The best way to learn what the parameters of a model do is to just play with the code: change parameter values, make plots of how the underying analytical relations vary, and also of how the mock observables vary. Here we just give a simple description of the meaning of each parameter.

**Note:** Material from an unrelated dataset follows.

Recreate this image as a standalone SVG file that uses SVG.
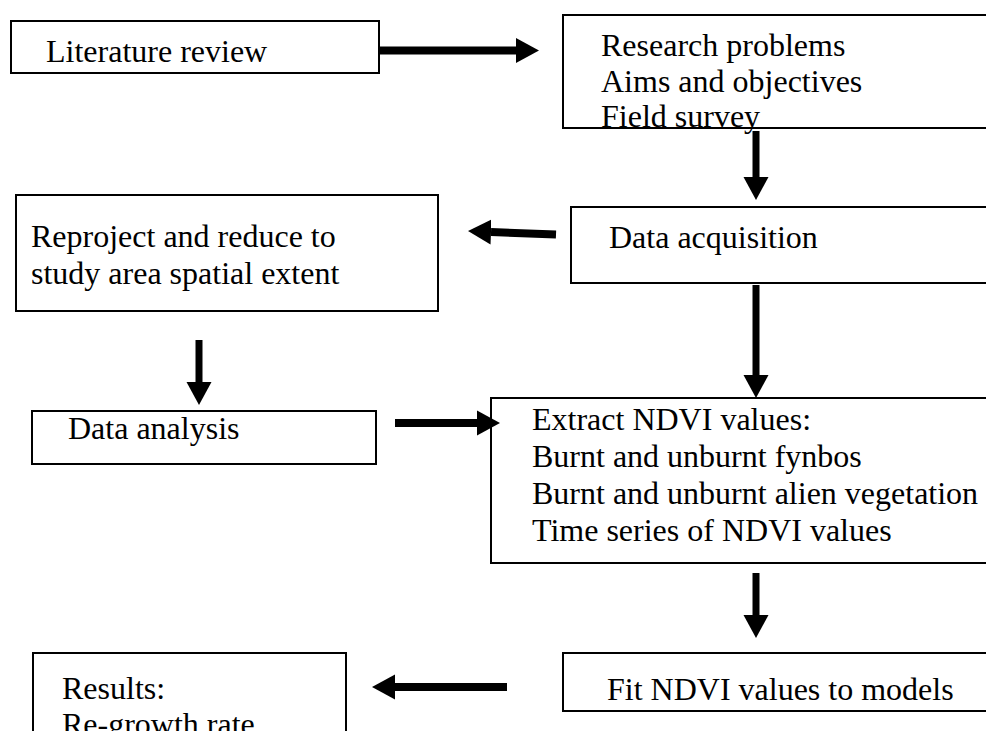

You can also refer to the original publications Leauthaud et al (2011), Behroozi et al. (2010) and Zu & Mandelbaum et al (2015) for more detailed descriptions of the meaning of each parameter.

To see how the following parameters are implemented, see `ZuMandelbaum15Cens.mean_occupation`

and `Behroozi10SmHm.mean_stellar_mass`

.

param_dict[‘smhm_m0’] - Characteristic stellar mass at redshift-zero in \(\langle M_{\ast} \rangle(M_{\rm halo})\).

param_dict[‘smhm_m1’] - Characteristic halo mass at redshift-zero in \(\langle M_{\ast} \rangle(M_{\rm halo})\).

param_dict[‘smhm_beta’] - Low-mass slope at redshift-zero of \(\langle M_{\ast} \rangle(M_{\rm halo})\).

param_dict[‘smhm_delta’] - High-mass slope at redshift-zero of \(\langle M_{\ast} \rangle(M_{\rm halo})\).

param_dict[‘smhm_gamma’] - Transition between low- and high-mass behavior at redshift-zero of \(\langle M_{\ast} \rangle(M_{\rm halo})\).

param_dict[‘u’smhm_sigma’] - Normalization of the log-normal scatter about the mean relation \(\langle M_{\ast} \rangle(M_{\rm halo})\).

param_dict[‘u’smhm_sigma_slope’] - Parameter controlling halo mass-dependence of the log-normal scatter.

To see how the following parameters are implemented, see `ZuMandelbaum15Sats.mean_occupation`

and `Behroozi10SmHm.mean_stellar_mass`

.

param_dict[‘alphasat’] - Power law slope of the relation between halo mass and \(\langle N_{\rm sat} \rangle\).

param_dict[‘betasat’] - Controls the amplitude of the power law slope \(\langle N_{\rm sat} \rangle\).

param_dict[‘bsat’] - Also controls the amplitude of the power law slope \(\langle N_{\rm sat} \rangle\).

param_dict[‘betacut’] - Controls the low-mass cutoff of \(\langle N_{\rm sat} \rangle\).

param_dict[‘bcut’] - Also controls the low-mass cutoff of \(\langle N_{\rm sat} \rangle\).